Second, they’re utterly out of sync with Americans generally.  Compare the results of this Gallup poll of Americans with those of elites in the Rasmussen survey.  Gallup found Americans to have strikingly low trust in elite institutions giving approval ratings to public schools (28%), the presidency (23%), newspapers (16%), TV news (11%) and Congress (7%).  Tellingly, one of the only institutions Americans do trust is, almost by definition, not an elite one; small businesses garnered a 68% approval score.

Now, Rasmussen’s is just one survey and, to have any real validity, it needs substantial corroboration.  Murray’s scrupulously-done book provides it.

Most importantly, Murray finds elites to be far more isolated from the rest of the country than ever before.  Indeed, they tend to be concentrated in just a few of what he calls “super zip codes,” i.e., those in which large majorities of residents are highly educated and highly paid.  Interestingly enough, the two places with the highest concentrations of super zip codes are Washington, DC and Manhattan, overlapping nicely with the Rasmussen cohort.

Wealth is the major driver of elite isolation.  They can afford to live in high-priced areas and they do.  That isolation begins early in life when parents doggedly seek to enroll their children in elite pre-schools, elementary schools, prep schools and of course colleges.  In short, these elites not only don’t know anyone unlike themselves as adults, they probably never have.  And, because they tend to live lives of enormous privilege, attend elite schools and associate only with the like-minded, the tendency to believe themselves to be special, superior to the rest of us, is strong – too strong, apparently, to be overcome.
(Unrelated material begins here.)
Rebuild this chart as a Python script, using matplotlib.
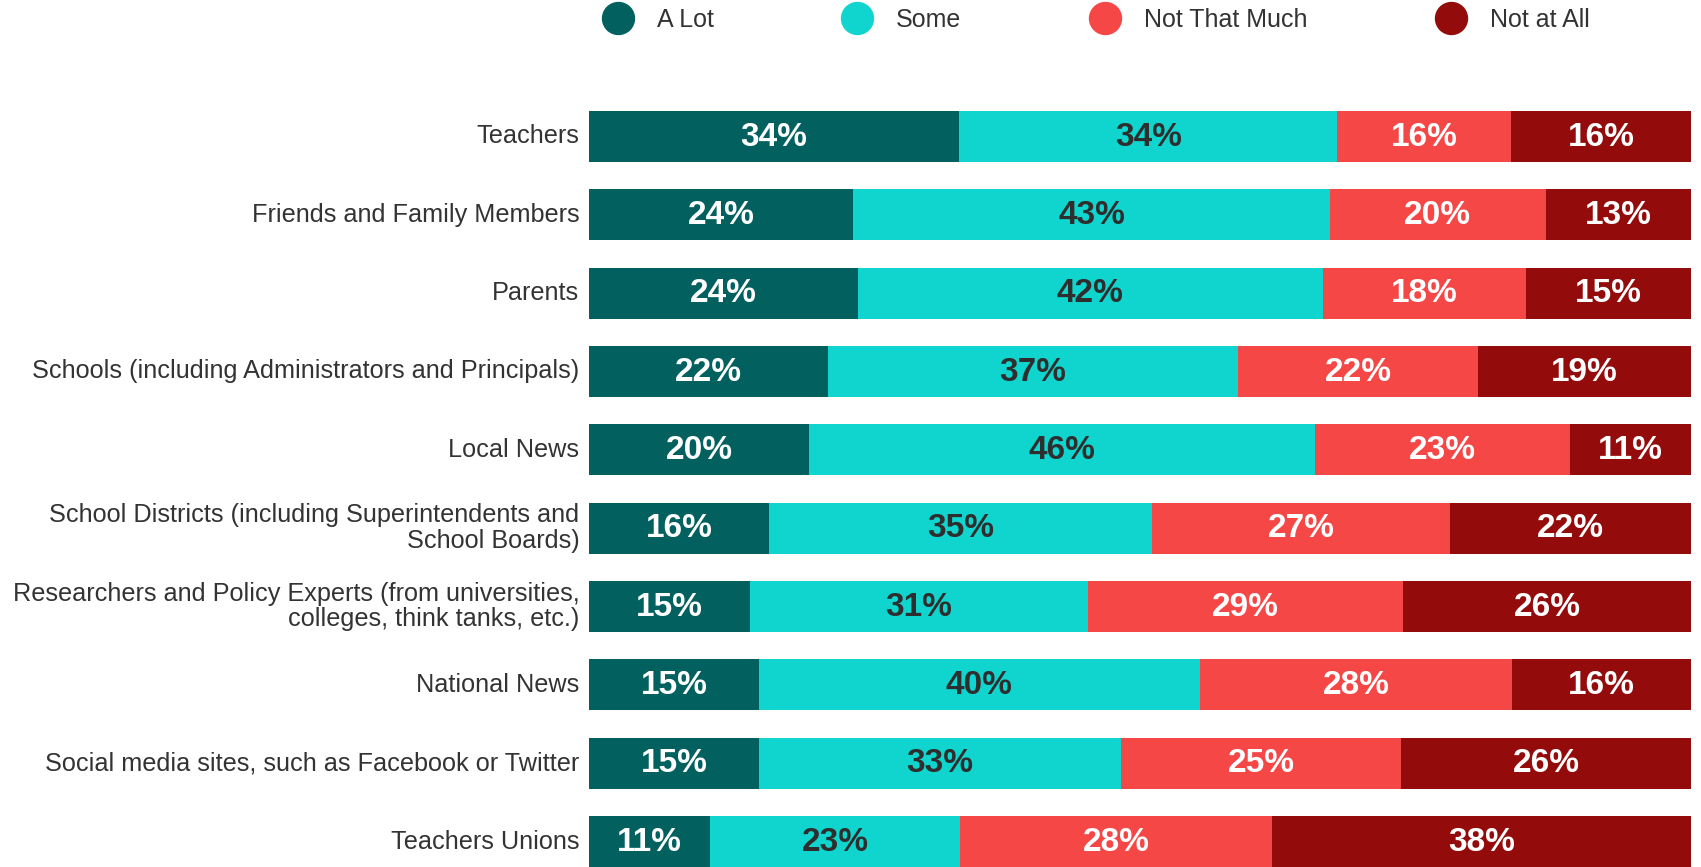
import numpy as np
import matplotlib.pyplot as plt
from matplotlib.lines import Line2D

plt.rcParams["font.family"] = ["Liberation Sans", "DejaVu Sans"]

categorias = [
    "Teachers",
    "Friends and Family Members",
    "Parents",
    "Schools (including Administrators and Principals)",
    "Local News",
    "School Districts (including Superintendents and\nSchool Boards)",
    "Researchers and Policy Experts (from universities,\ncolleges, think tanks, etc.)",
    "National News",
    "Social media sites, such as Facebook or Twitter",
    "Teachers Unions",
]

series = ["A Lot", "Some", "Not That Much", "Not at All"]

a_lot = [33.6, 24.0, 24.4, 21.7, 20.0, 16.3, 14.6, 15.4, 15.4, 11.0]
some = [34.3, 43.2, 42.2, 37.2, 45.9, 34.8, 30.7, 40.0, 32.9, 22.7]
not_that_much = [15.8, 19.6, 18.4, 21.8, 23.1, 27.0, 28.6, 28.4, 25.4, 28.3]
not_at_all = [16.3, 13.2, 15.0, 19.3, 11.0, 21.9, 26.1, 16.2, 26.3, 38.0]

cores = ["#02615F", "#10D5CE", "#F64747", "#930B0B"]
cores_texto = ["white", "#2E2E2E", "white", "white"]
cinza = "#333333"

valores = np.array([a_lot, some, not_that_much, not_at_all])
y = np.arange(len(categorias))
altura = 0.651

fig = plt.figure(figsize=(17.01, 8.67), dpi=100)
ax = fig.add_axes([589 / 1701, 0.0, (1691 - 589) / 1701, (867 - 111) / 867])

esquerda = np.zeros(len(categorias))
for i, nome in enumerate(series):
    barras = ax.barh(y, valores[i], left=esquerda, height=altura,
                     color=cores[i], label=nome, linewidth=0)
    for j, b in enumerate(barras):
        ax.text(esquerda[j] + valores[i][j] / 2, y[j] + 0.01,
                f"{round(valores[i][j])}%", ha="center", va="center",
                fontsize=24, fontweight="bold", color=cores_texto[i])
    esquerda += valores[i]

ax.set_xlim(0, 100)
ax.set_ylim(len(categorias) - 1 + altura / 2, -altura / 2)
ax.set_yticks(y)
ax.set_yticklabels(categorias, fontsize=18.2, color=cinza, linespacing=1.1,
                   va="center")
ax.tick_params(axis="y", length=0, pad=7)
ax.set_xticks([])
for s in ax.spines.values():
    s.set_visible(False)

handles = [Line2D([], [], marker="o", linestyle="", markersize=23,
                  markerfacecolor=c, markeredgecolor=c) for c in cores]
leg = fig.legend(handles, series, loc="center left",
                 bbox_to_anchor=(593 / 1701, 1 - 20 / 867), ncol=4,
                 frameon=False, fontsize=18, handlelength=2.0,
                 handletextpad=0.55, columnspacing=4.75, borderpad=0,
                 borderaxespad=0)
for t in leg.get_texts():
    t.set_color(cinza)

plt.savefig("out.png", dpi=100)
That isolation is the echo chamber in which divergent views are seldom, if ever, voiced or heard.

Hence, the results of surveys like Rasmussen’s in which elites hold homogenous views that they consider superior to those of others.  And, as night follows day, they tend to appoint themselves our keepers, fit to lord over us, instruct us, silence our unapproved opinions, punish political candidates they find inappropriate for us to support and ignore our views and needs.

‘Twas ever thus.  I know of no time in history when elites didn’t disdain non-elites and appoint themselves our governors.  According to them, we can’t be trusted to hold the right opinions or support the right policies because we simply haven’t their superior understanding.  That their take on issues might be more informed by their privileged position in society and the political hierarchy than by dispassionate understanding never seems to occur to them.  No, it’s only we, the presumptively blinkered, who have such biases.

More importantly, they never seem to ask themselves basic questions like “How are we doing?” or “Are our policies helpful, constructive, sensible?”  To ask such questions of course risks answering them and even a casual glance at history disabuses one of the notion that political/social elites have even minimal competency at anything much beyond advancing their own interests and, often enough, not even that.  Those Gallup Poll results didn’t come out of thin air.

The Rasmussen survey is just one more indication that Murray is right – we’re coming apart – and elites have no intention of slowing or stopping the process.  After all, to do that would require their moving in with us, listening to us, respecting us, honoring our needs, none of which they even consider doing.